How to do Parallel Reduction of many unequally sized arrays in CUDA?

Hi there

I am wondering if anyone could suggest the best approach to computing the mean / standard deviation of a large number of relatively small but differently sized arrays in CUDA?

The parallel reduction example in the SDK works on a single very large array and it seems the size is conveniently a multiple of the number of threads per block… but my case is rather different:

Conceptually I however have a large number of objects which each contain two components, upper and lower and each of these components has an x and a y coordinate. i.e. upper.x, lower.y, upper.x, lower.y

Each of these arrays is approximately 800 in length but it varies between objects (not within an object) e.g.

Object1.lower.x = 1.1, 2.2, 3.3
Object1.lower.y = 4.4, 5.5, 6.6
Object1.upper.y = 7.7, 8.8, 9.9
Object1.upper.y = 1.1, 2.2, 3.3

Object2.model.x = 1.0, 2.0, 3.0, 4.0, 5.0
Object2.model.y = 6.0, 7.0, 8.0, 9.0, 10.0
Object2.image.y = 11.0, 12.0, 13.0, 14.0, 15.0
Object2.image.y = 16.0, 17.0, 18.0, 19.0, 20.0

Please note the above is just my way of representing the array and my data is not stored in C structs or anything like that, the data can be organised in whatever way I need. The point is that for each array the mean, standard deviation and eventually a histogram needs to be computed and within one particular object, ratios and differences between arrays need to be computed.

So how should I go about sending this data to the GPU device and organising my thread-block hierarchy? One idea I had was to zero pad all my arrays so they are of the same length, and have a group of blocks working on each object… but it seems there are all sorts of problems with that method if it would work at all.

Thanks in advance

What you want to do can be implemented with a “segmented scan” or “segmented reduction” operation. Here’s a good paper that describes the operation.

Segmented scan is the more common of the two operations and you can find implementations in Thrust (example here) and CUDPP.

Segmented reduction is less common but more directly solves the problem you’re after. You can find one implementation in our Sparse Matrix-Vector Multiplication code for the COO matrix format.

Since you say that your objects have ~800 values each you might also consider a different approach that resembles theCSR (vector) SpMV kernel. This approach is probably easier and offers good performance when the number of “nonzeros per row” (in your case values per object) is > 50 or so.

You can read about both of these techniques in our Tech Report and Supercomputing on SpMV. The sparse matrix formats (COO, CSR) I mentioned above are described in these papers.

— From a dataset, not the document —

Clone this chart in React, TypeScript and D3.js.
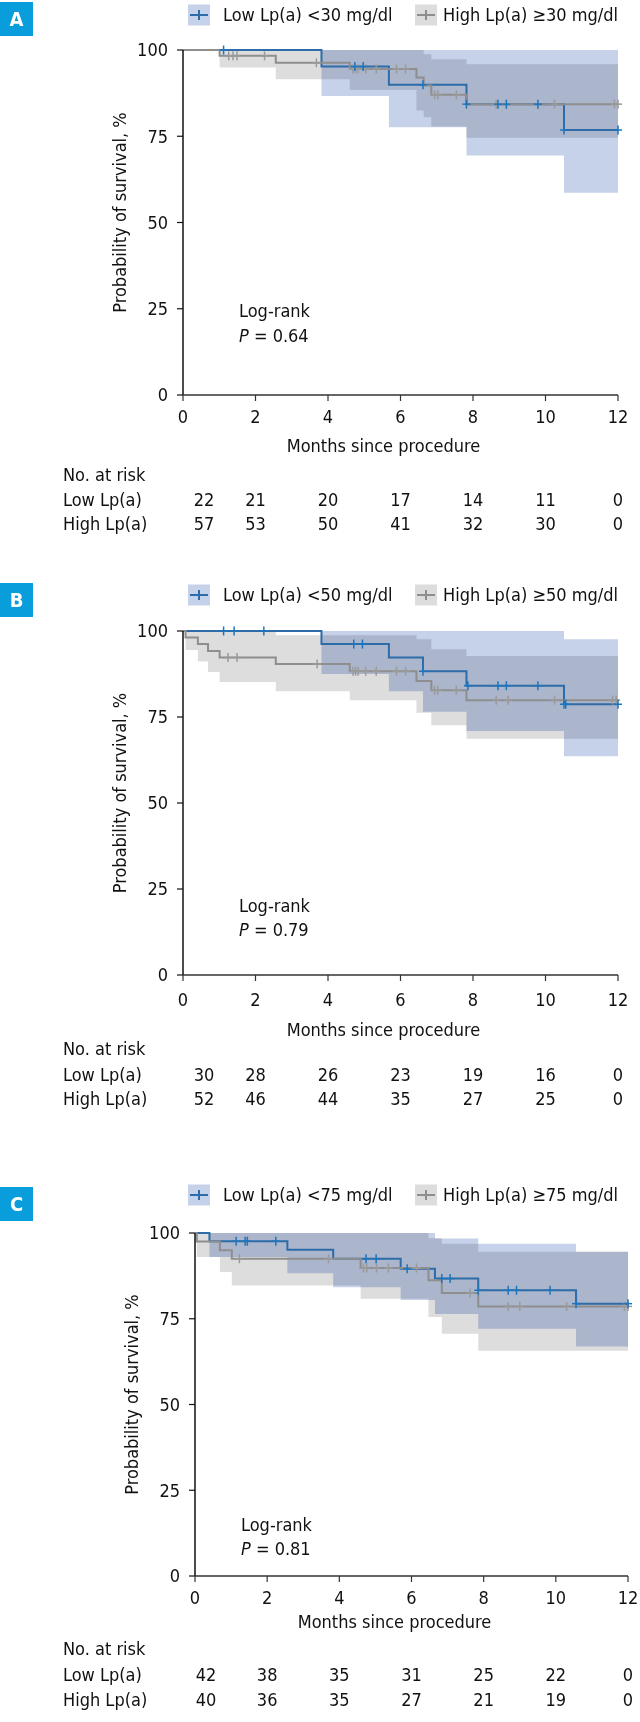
import * as d3 from "d3";

// ---- shared ----
const MONTH_TICKS = [0, 2, 4, 6, 8, 10, 12];
const SURV_TICKS = [0, 25, 50, 75, 100];
const PANEL_LETTERS = ["A", "B", "C"];
const CUTOFFS = [30, 50, 75];
const P_VALUES = ["0.64", "0.79", "0.81"];

// ---- panel A (cutoff 30 mg/dl) ----
const aLowT = [0, 3.82, 5.68, 7.82, 10.51, 12];
const aLowS = [100, 95.2, 89.9, 84.3, 76.8, 76.8];
const aLowCens = [1.12, 4.74, 4.97, 6.62, 7.82, 8.69, 8.92, 9.79, 10.51, 12];
const aLowBandT = [3.82, 5.68, 7.82, 10.51, 12];
const aLowUp = [100, 100, 100, 100, 100];
const aLowLo = [86.7, 77.6, 69.4, 58.6, 58.6];

const aHighT = [0, 1.01, 2.56, 4.6, 6.44, 6.64, 6.85, 7.82, 12];
const aHighS = [100, 98.3, 96.3, 94.5, 92.0, 89.7, 87.0, 84.3, 84.3];
const aHighCens = [1.26, 1.38, 1.49, 2.25, 3.68, 4.69, 4.76, 4.83, 5.04, 5.33, 5.89, 6.14, 6.94, 7.03, 7.54, 8.64, 8.92, 10.25, 11.9, 12];
const aHighBandT = [1.01, 2.56, 4.6, 6.44, 6.64, 6.85, 7.82, 12];
const aHighUp = [100, 100, 100, 100, 98.8, 97.3, 95.9, 95.9];
const aHighLo = [94.9, 91.5, 88.4, 82.5, 80.5, 77.8, 74.6, 74.6];

const aRiskLow = [22, 21, 20, 17, 14, 11, 0];
const aRiskHigh = [57, 53, 50, 41, 32, 30, 0];

// ---- panel B (cutoff 50 mg/dl) ----
const bLowT = [0, 3.82, 5.68, 6.62, 7.82, 10.51, 12];
const bLowS = [100, 96.2, 92.3, 88.3, 84.1, 78.7, 78.7];
const bLowCens = [1.12, 1.41, 2.23, 4.71, 4.95, 6.62, 7.86, 8.69, 8.92, 9.79, 10.51, 10.56, 12];
const bLowBandT = [3.82, 5.68, 6.62, 7.82, 10.51, 12];
const bLowUp = [100, 100, 100, 100, 97.6, 97.6];
const bLowLo = [87.5, 82.5, 76.5, 70.9, 63.6, 63.6];

const bHighT = [0, 0.07, 0.41, 0.69, 1.01, 2.56, 4.6, 6.44, 6.85, 7.82, 12];
const bHighS = [100, 98.1, 96.2, 94.2, 92.3, 90.4, 88.3, 85.5, 82.8, 79.9, 79.9];
const bHighCens = [1.24, 1.49, 3.7, 4.69, 4.76, 4.83, 5.04, 5.33, 5.89, 6.14, 6.94, 7.03, 7.54, 8.64, 8.97, 10.25, 11.85, 11.95];
const bHighBandT = [0.07, 0.41, 0.69, 1.01, 2.56, 4.6, 6.44, 6.85, 7.82, 12];
const bHighUp = [100, 100, 100, 100, 98.8, 98.8, 97.6, 94.7, 92.7, 92.7];
const bHighLo = [94.5, 91.1, 88.1, 85.2, 82.5, 79.9, 76.2, 72.6, 68.7, 68.7];

const bRiskLow = [30, 28, 26, 23, 19, 16, 0];
const bRiskHigh = [52, 46, 44, 35, 27, 25, 0];

// ---- panel C (cutoff 75 mg/dl) ----
const cLowT = [0, 0.4, 2.56, 3.83, 5.7, 6.65, 7.85, 10.56, 12];
const cLowS = [100, 97.6, 95.1, 92.5, 89.6, 86.7, 83.3, 79.4, 79.4];
const cLowCens = [1.14, 1.39, 1.45, 2.24, 4.74, 5.02, 5.88, 6.84, 7.07, 7.85, 8.68, 8.91, 9.84, 10.56, 12];
const cLowBandT = [0.4, 2.56, 3.83, 5.7, 6.65, 7.85, 10.56, 12];
const cLowUp = [100, 100, 100, 100, 98.4, 96.9, 94.5, 94.5];
const cLowLo = [93.0, 88.3, 84.2, 80.5, 76.4, 72.1, 66.9, 66.9];

const cHighT = [0, 0.05, 0.69, 1.02, 4.59, 6.47, 6.84, 7.85, 12];
const cHighS = [100, 97.5, 95.0, 92.5, 89.8, 86.2, 82.5, 78.6, 78.6];
const cHighCens = [1.23, 3.7, 4.67, 4.76, 5.03, 5.36, 6.14, 7.62, 8.68, 9.0, 10.3, 11.9, 12];
const cHighBandT = [0.05, 0.69, 1.02, 4.59, 6.47, 6.84, 7.85, 12];
const cHighUp = [100, 100, 100, 100, 98.5, 96.9, 94.5, 94.5];
const cHighLo = [93.0, 88.6, 84.7, 80.8, 75.5, 70.6, 65.7, 65.7];

const cRiskLow = [42, 38, 35, 31, 25, 22, 0];
const cRiskHigh = [40, 36, 35, 27, 21, 19, 0];

// ---- styling / layout ----
const FONT = "'DejaVu Sans Condensed', 'Liberation Sans Narrow', 'Arial Narrow', sans-serif";
const FS = 18;
const BLUE = "#2d6ca8";
const BLUE_MARK = "#1f75bb";
const BLUE_BAND = "#c6d1ea";
const GREY = "#8e8e8e";
const GREY_MARK = "#9a9a9a";
const GREY_BAND = "#dddddd";
const TAG = "#0a9ddc";

const LAYOUT = [
  { top: 2, legendY: 15, x0: 183, x12: 618, y100: 50, y0: 395, tickY: 417, monthsY: 446, noRiskY: 475, lowY: 500, highY: 524, lrX: 239, lrY: 311, pY: 336, firstOff: 21 },
  { top: 583, legendY: 595, x0: 183, x12: 618, y100: 631, y0: 975, tickY: 1000, monthsY: 1030, noRiskY: 1049, lowY: 1075, highY: 1099, lrX: 239, lrY: 906, pY: 930, firstOff: 21 },
  { top: 1187, legendY: 1195, x0: 195, x12: 628, y100: 1233, y0: 1576, tickY: 1598, monthsY: 1622, noRiskY: 1649, lowY: 1675, highY: 1700, lrX: 241, lrY: 1525, pY: 1549, firstOff: 11 },
];

const PANELS = [
  {
    low: { t: aLowT, s: aLowS, cens: aLowCens, bt: aLowBandT, up: aLowUp, lo: aLowLo },
    high: { t: aHighT, s: aHighS, cens: aHighCens, bt: aHighBandT, up: aHighUp, lo: aHighLo },
    riskLow: aRiskLow, riskHigh: aRiskHigh,
  },
  {
    low: { t: bLowT, s: bLowS, cens: bLowCens, bt: bLowBandT, up: bLowUp, lo: bLowLo },
    high: { t: bHighT, s: bHighS, cens: bHighCens, bt: bHighBandT, up: bHighUp, lo: bHighLo },
    riskLow: bRiskLow, riskHigh: bRiskHigh,
  },
  {
    low: { t: cLowT, s: cLowS, cens: cLowCens, bt: cLowBandT, up: cLowUp, lo: cLowLo },
    high: { t: cHighT, s: cHighS, cens: cHighCens, bt: cHighBandT, up: cHighUp, lo: cHighLo },
    riskLow: cRiskLow, riskHigh: cRiskHigh,
  },
];

const stepAt = (T: number[], S: number[], t: number) => {
  const i = d3.bisectRight(T, t) - 1;
  return S[Math.max(0, i)];
};

const Curve = ({ g, x, y, color }: any) => {
  const line = d3
    .line<number>()
    .x((d) => x(g.t[d]))
    .y((d) => y(g.s[d]))
    .curve(d3.curveStepAfter);
  return <path d={line(d3.range(g.t.length)) || ""} fill="none" stroke={color} strokeWidth={2} />;
};

const Marks = ({ g, x, y, mark }: any) => (
  <g stroke={mark} strokeWidth={1.5}>
    {g.cens.map((c: number, i: number) => {
      const cx = x(c);
      const cy = y(stepAt(g.t, g.s, c));
      return (
        <g key={i}>
          <line x1={cx} x2={cx} y1={cy - 4.5} y2={cy + 4.5} />
          <line x1={cx - 4} x2={cx + 4} y1={cy} y2={cy} />
        </g>
      );
    })}
  </g>
);

const Band = ({ g, x, y, fill, blend }: any) => {
  const area = d3
    .area<number>()
    .x((d) => x(g.bt[d]))
    .y0((d) => y(g.lo[d]))
    .y1((d) => y(g.up[d]))
    .curve(d3.curveStepAfter);
  return <path d={area(d3.range(g.bt.length)) || ""} fill={fill} style={blend ? { mixBlendMode: "multiply" } : undefined} />;
};

const LegendItem = ({ bx, tx, cy, band, color, label }: any) => (
  <g>
    <rect x={bx} y={cy - 10.5} width={22} height={21} fill={band} />
    <line x1={bx + 2} x2={bx + 20} y1={cy} y2={cy} stroke={color} strokeWidth={2} />
    <line x1={bx + 11} x2={bx + 11} y1={cy - 5} y2={cy + 5} stroke={color} strokeWidth={2} />
    <text x={tx} y={cy} dy="0.35em">{label}</text>
  </g>
);

const Panel = ({ idx }: { idx: number }) => {
  const L = LAYOUT[idx];
  const P = PANELS[idx];
  const x = d3.scaleLinear().domain([0, 12]).range([L.x0, L.x12]);
  const y = d3.scaleLinear().domain([0, 100]).range([L.y0, L.y100]);
  const cut = CUTOFFS[idx];
  const mid = (L.x0 + L.x12) / 2 - 17;
  return (
    <g>
      {/* panel tag */}
      <rect x={0} y={L.top} width={33} height={34} fill={TAG} />
      <text x={16.5} y={L.top + 17} dy="0.35em" textAnchor="middle" fill="#fff" fontWeight="bold" fontSize={20}>
        {PANEL_LETTERS[idx]}
      </text>

      {/* legend */}
      <LegendItem bx={188} tx={223} cy={L.legendY} band={BLUE_BAND} color={BLUE} label={`Low Lp(a) <${cut} mg/dl`} />
      <LegendItem bx={415} tx={443} cy={L.legendY} band={GREY_BAND} color={GREY} label={`High Lp(a) \u2265${cut} mg/dl`} />

      {/* confidence bands */}
      <Band g={P.high} x={x} y={y} fill={GREY_BAND} />
      <Band g={P.low} x={x} y={y} fill={BLUE_BAND} blend />

      {/* curves */}
      <Curve g={P.low} x={x} y={y} color={BLUE} />
      <Curve g={P.high} x={x} y={y} color={GREY} />
      <Marks g={P.high} x={x} y={y} mark={GREY_MARK} />
      <Marks g={P.low} x={x} y={y} mark={BLUE_MARK} />

      {/* y axis */}
      <line x1={L.x0} x2={L.x0} y1={y(100)} y2={y(0)} stroke="#111" strokeWidth={1.5} />
      {SURV_TICKS.map((v) => (
        <g key={v}>
          <line x1={L.x0 - 6} x2={L.x0} y1={y(v)} y2={y(v)} stroke="#111" strokeWidth={1.2} />
          <text x={L.x0 - 15} y={y(v)} dy="0.35em" textAnchor="end">{v}</text>
        </g>
      ))}
      <text
        transform={`translate(${L.x0 - 63},${(y(0) + y(100)) / 2 - 10}) rotate(-90)`}
        textAnchor="middle"
        dy="0.35em"
      >
        Probability of survival, %
      </text>

      {/* x axis */}
      <line x1={L.x0} x2={L.x12} y1={L.y0} y2={L.y0} stroke="#333" strokeWidth={1.5} />
      {MONTH_TICKS.map((m) => (
        <g key={m}>
          <line x1={x(m)} x2={x(m)} y1={L.y0} y2={L.y0 + 6} stroke="#333" strokeWidth={1.2} />
          <text x={x(m)} y={L.tickY} dy="0.35em" textAnchor="middle">{m}</text>
        </g>
      ))}
      <text x={mid} y={L.monthsY} dy="0.35em" textAnchor="middle">Months since procedure</text>

      {/* log-rank */}
      <text x={L.lrX} y={L.lrY} dy="0.35em">Log-rank</text>
      <text x={L.lrX} y={L.pY} dy="0.35em">
        <tspan fontStyle="italic">P</tspan> = {P_VALUES[idx]}
      </text>

      {/* risk table */}
      <text x={63} y={L.noRiskY} dy="0.35em">No. at risk</text>
      <text x={63} y={L.lowY} dy="0.35em">Low Lp(a)</text>
      <text x={63} y={L.highY} dy="0.35em">High Lp(a)</text>
      {MONTH_TICKS.map((m, i) => (
        <g key={m}>
          <text x={x(m) + (i === 0 ? L.firstOff : 0)} y={L.lowY} dy="0.35em" textAnchor="middle">{P.riskLow[i]}</text>
          <text x={x(m) + (i === 0 ? L.firstOff : 0)} y={L.highY} dy="0.35em" textAnchor="middle">{P.riskHigh[i]}</text>
        </g>
      ))}
    </g>
  );
};

export default function App() {
  return (
    <svg
      width={640}
      height={1722}
      style={{ position: "absolute", left: 0, top: 0, background: "#fff" }}
      fontFamily={FONT}
      fontSize={FS}
      fill="#111"
    >
      <rect width={640} height={1722} fill="#fff" />
      {PANELS.map((_, i) => (
        <Panel key={i} idx={i} />
      ))}
    </svg>
  );
}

All the codes I mentioned are open source, so you are free to rewrite/adapt them to match your needs.

When I have time I’ll write an example that shows how to compute the mean of each segment with one of the above operations.

I would highly recommend storing the values in a “Structure of Arrays” format (i.e. all the lower.x values live in one array, all the lower.y values live in another array, etc.).